- Data is not available
- Data is in a format that is not readable (Lotus123 spreadsheet?)
- Code is not available to run analysis (only the method section is available)
- Correct software is not available to read data or run analysis (i.e, |> requires R version 4.1 or higher)
- R packages used in analysis have changed and are not backward compatible (how long will dplyr support spread and gather?)
- Computer architecture doesn't exist anymore
- The world as we know it doesn't exist anymore
The following are steps on the reproducibility highway. You do not need to drive the full length of the highway for all projects (in fact #7 above suggests that the highway never ends - how do we prepare for the end of the world?). It is important to figure out which highway exit is suitable for your project.
Add your code to GitHub and have others clone and run your code. Since you don't know the computational environment that other are using you have to be careful about R versioning and package dependencies. For straightforward analyses that use common R packages that maintain backward compatibility, then putting your code on GitHub is a solid foundation for reproducibility.
It is best if you make your GitHub repo an R project so that Rstudio understand relative pathing better.
You would then archive your GitHub repo on Zenodo (https://zenodo.org) so that it persists. Here is information about linking your GitHub repo to Zenodo and then creating a release of your code that gets automatically upload to Zenodo. You then got into Zenodo to update the metadata. See more here: https://coderefinery.github.io/github-without-command-line/doi/
Renv is a package manager for R (https://rstudio.github.io/renv/articles/renv.html) that controls for the version of R packages. I have yet to have a project that didn't involve me throwing a can, bottle, or other nearby object at my computer screen because an renv.lock file gets cross wired. Renv is awesome in principle but not in practice.
Starting from a Docker container is the closest thing you can do to starting from a fresh computer that isn't filled with all the packages and data sets that you already have on your computer. A fresh computer forces you to be explicit about package installs, etc. and will make it easier for others to successfully reproduce your analysis.

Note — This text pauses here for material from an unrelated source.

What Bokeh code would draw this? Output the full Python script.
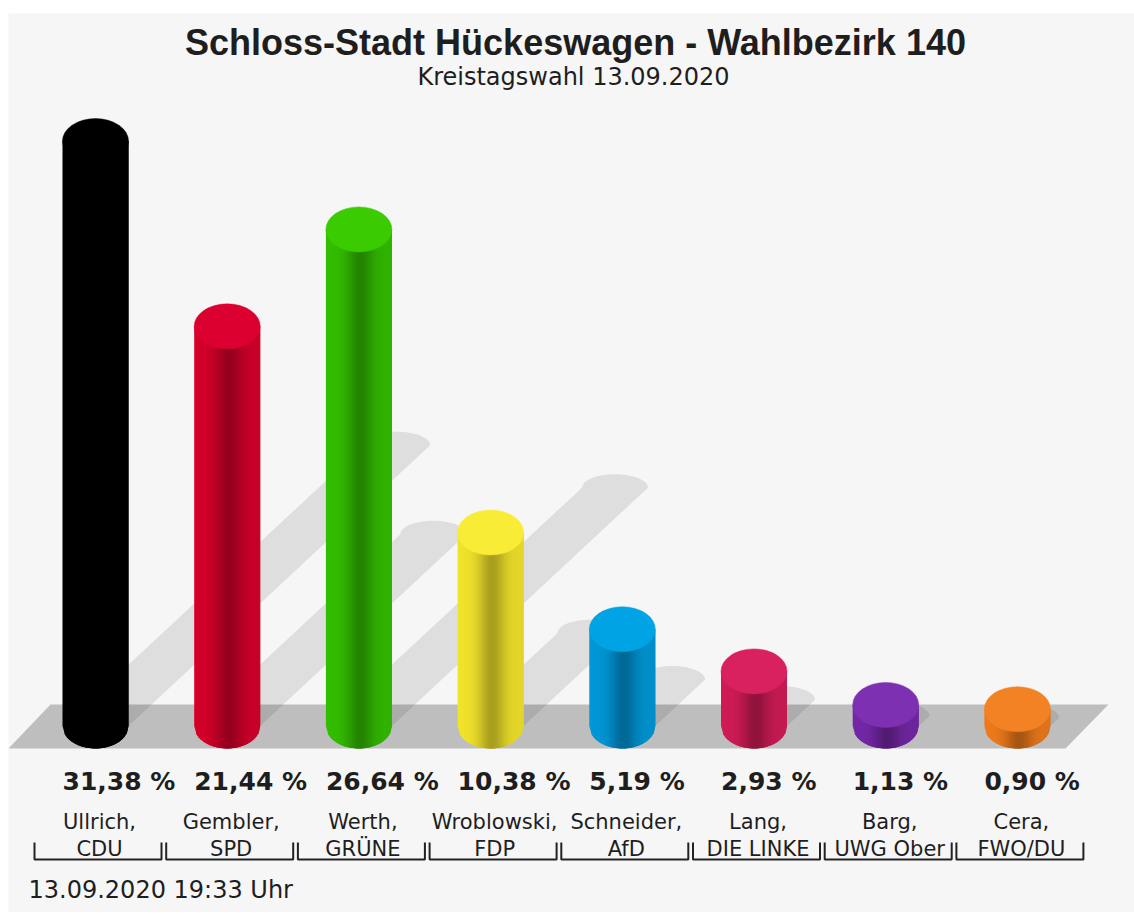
import numpy as np
from bokeh.plotting import figure
from bokeh.models import Range1d
from bokeh.core.properties import value
from bokeh.embed import file_html
from bokeh.resources import INLINE

# ---------------- data ----------------
title = "Schloss-Stadt Hückeswagen - Wahlbezirk 140"
subtitle = "Kreistagswahl 13.09.2020"
footer = "13.09.2020 19:33 Uhr"
candidates = ["Ullrich,", "Gembler,", "Werth,", "Wroblowski,", "Schneider,",
              "Lang,", "Barg,", "Cera,"]
parties = ["CDU", "SPD", "GRÜNE", "FDP", "AfD", "DIE LINKE", "UWG Ober", "FWO/DU"]
percent = [31.38, 21.44, 26.64, 10.38, 5.19, 2.93, 1.13, 0.90]
body_colors = ["#000000", "#d4002a", "#33be00", "#f2e42c", "#0098d8",
               "#d01c56", "#7428a6", "#ee7b1c"]
cap_colors = ["#000000", "#dc0030", "#3acb00", "#f8ec36", "#00a3e3",
              "#d8215e", "#7e30b2", "#f28224"]
percent_labels = [("%.2f" % v).replace(".", ",") + " %" for v in percent]

# ---------------- geometry (pixel scale of the value axes) ----------------
LEFT, TOP = 8, 13
W, H = 1134, 912
PX = 131.7           # pixels per category step
PY = 18.64           # pixels per percent
X0_PAGE, BASE_PAGE = 95.0, 725.5
FRAME_W, FRAME_H = W - LEFT, H - TOP

x_start = -(X0_PAGE - LEFT) / PX
x_end = x_start + FRAME_W / PX
y_end = (BASE_PAGE - TOP) / PY
y_start = y_end - FRAME_H / PY


def dx(px):
    return (px - X0_PAGE) / PX


def dy(py):
    return (BASE_PAGE - py) / PY


HW = 33.0 / PX        # half bar width
B = 22.5 / PY         # half height of the ellipse caps

p = figure(width=W, height=H, x_range=Range1d(x_start, x_end),
           y_range=Range1d(y_start, y_end), output_backend="svg",
           toolbar_location=None, x_axis_location=None, y_axis_location=None,
           min_border_left=LEFT, min_border_right=0, min_border_bottom=0,
           min_border_top=TOP, border_fill_color="white",
           background_fill_color="#f6f6f6", outline_line_color=None)
p.grid.visible = False

idx = np.arange(len(percent))

# floor
p.patch([dx(8), dx(1065), dx(1108), dx(50)], [dy(748), dy(748), dy(704), dy(704)],
        fill_color="#bebebe", line_color=None)

# shadows
SX, SY = 0.073, 0.48
sh_x, sh_y = [], []
for i, v in zip(idx, percent):
    cx, cy = i + SX * v, SY * v
    ang = np.linspace(np.pi, 0, 24)
    xs = [i - HW] + list(cx + HW * np.cos(ang)) + [i + HW]
    ys = [0.0] + list(cy + 0.6 * B * np.sin(ang)) + [0.0]
    sh_x.append(xs)
    sh_y.append(ys)
p.patches(sh_x, sh_y, fill_color="black", fill_alpha=0.095, line_color=None)


def shade(hexcol, f):
    h = hexcol.lstrip("#")
    r, g, b = (int(h[k:k + 2], 16) for k in (0, 2, 4))
    return "#%02x%02x%02x" % (int(r * f), int(g * f), int(b * f))


def ell(u):
    return -B * np.sqrt(max(0.0, 1 - u ** 2))


# cylinder bodies as shaded, overlapping stripes (drawn left to right)
N = 30
du = 2.0 / N
st_x, st_y, st_c = [], [], []
for i, v, col in zip(idx, percent, body_colors):
    for k in range(N):
        u0 = -1 + k * du
        u1 = min(1.0, u0 + 2.2 * du)
        t = (u0 + du / 2 + 1) / 2
        f = 1 - 0.27 * np.exp(-((t - 0.52) / 0.2) ** 2) - 0.06 * t
        um = (u0 + u1) / 2
        st_x.append([i + u0 * HW, i + u1 * HW, i + u1 * HW, i + um * HW, i + u0 * HW])
        st_y.append([v, v, ell(u1), ell(um), ell(u0)])
        st_c.append(shade(col, f))
p.patches(st_x, st_y, fill_color=st_c, line_color=None)

# top caps
p.ellipse(x=idx, y=percent, width=2 * HW, height=2 * B,
          fill_color=cap_colors, line_color=cap_colors, line_width=0.5)

# texts (y given as the wanted baseline, corrected for bokeh's baseline placement)
txt = "#1e1e1e"
p.text(x=[dx(575)], y=[dy(53 - 11)], text=[title], text_align="center",
       text_baseline="alphabetic", text_font=value("Liberation Sans"),
       text_font_style="bold", text_font_size="36px", text_color=txt)
p.text(x=[dx(573)], y=[dy(84 - 8)], text=[subtitle], text_align="center",
       text_baseline="alphabetic", text_font=value("DejaVu Sans"),
       text_font_size="24px", text_color=txt)
p.text(x=idx - HW, y=[dy(789 - 8.5)] * len(idx), text=percent_labels,
       text_align="left", text_baseline="alphabetic",
       text_font=value("DejaVu Sans"), text_font_style="bold",
       text_font_size="25px", text_color=txt)
p.text(x=idx + 4 / PX, y=[dy(829 - 7.5)] * len(idx), text=candidates,
       text_align="center", text_baseline="alphabetic",
       text_font=value("DejaVu Sans"), text_font_size="21px", text_color=txt)
p.text(x=idx + 4 / PX, y=[dy(856 - 7.5)] * len(idx), text=parties,
       text_align="center", text_baseline="alphabetic",
       text_font=value("DejaVu Sans"), text_font_size="21px", text_color=txt)
p.text(x=[dx(28)], y=[dy(897 - 8)], text=[footer], text_align="left",
       text_baseline="alphabetic", text_font=value("DejaVu Sans"),
       text_font_size="24px", text_color=txt)

# category brackets
br_x = [[i - 61 / PX, i - 61 / PX, i + 66 / PX, i + 66 / PX] for i in idx]
br_y = [[dy(842), dy(859), dy(859), dy(842)] for _ in idx]
p.multi_line(br_x, br_y, line_color="#222222", line_width=2)

open("out.html", "w").write(file_html(p, INLINE, title="Wahlbezirk 140"))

A Rocker is a Docker container with R (potentially also with Rstudio and other R packages). The one with Rstudio makes it easy to use a Docker container in a familiar interface.
-
Download and install Docker Desktop on your computer. The instructions are at https://www.docker.com/.
-
Launch Docker by starting the Docker application.
-
Find the command line for your computer (terminal in Mac or command prompt in Windows)
-
In the command line, try to run
docker run --rm -ti -e PASSWORD=yourpassword -p 8787:8787 rocker/rstudiothat is documented here: https://rocker-project.org/ -
Point your browser to
localhost:8787. Log in with user = rstudio, passwoard = yourpassword. -
Start a new project in your rocker container (Exits 3 & 4) from your forked GitHub repo. (new project -> Version Control -> Git)
-
Test your code
In the above example, you start from the rstudio rocker and then install packages on top of it. To be more explicit about the users environment, you can provide your own docker container. You would do this if you have a particular Rocker version that you want to start with or you are worried about packages changing.
-
Update the Dockerfile in this repo to match your repo
-
Create user account on hub.docker.com
-
At the terminal navigate to your github repo on your computer. Then run the following code to create, tag, and push your Docker container
docker build https://github.com/rqthomas/reproducibility-demo.git#main -t thomas_demo#main -t thomas_demo
docker image tag thomas_demo rqthomas/thomas_demo:latest
docker image push rqthomas/thomas_demo:latest
Someone performing a code review or reproducing your analysis will follow the steps in Exit 3, except for changing the docker "image" that is used from "rocker/rstudio" to the custom image ("rqthomas/thomas_demo" in the example)
docker run --rm -ti -e PASSWORD=yourpassword -p 8787:8787 thomas_demo:latest
-
Point your browser to
localhost:8787. Log in with user = rstudio, passwoard = yourpassword. -
Start a new project in your rocker container (Exits 3 & 4) from your forked GitHub repo. (new project -> Version Control -> Git)
-
Test your code
-
On GitHub.com, create a fork of the repo that you will review into your GitHub organization. For this example the GitHub is this one: https://github.com/rqthomas/reproducibility-demo. Find the fork button, click it, and then select your GitHub organization.
-
Start a new project in the on your computer (Exit 1) or rocker container (Exits 3 & 4) from your forked GitHub repo. (new project -> Version Control -> Git)
-
The following checklist is a list of things to review in the code:
- Does the GitHub repo have a Readme?
- Does the Readme tell you how to run the analysis?
- Can you run the analysis successfully?
- ...
-
If you find any issues that you can fix, fix them in the code
-
Commit and Push the updates to your fork. If you are using a Docker container you will need to set up your GitHub credentials on the container following: https://github.com/frec-3044/git-rmd-intro-template/blob/main/assignment/instructions.md
-
Go to your fork on GitHub.com and select "Contribute". Open a PR. In the discussion of the PR, describe the key fixes that you to addressed.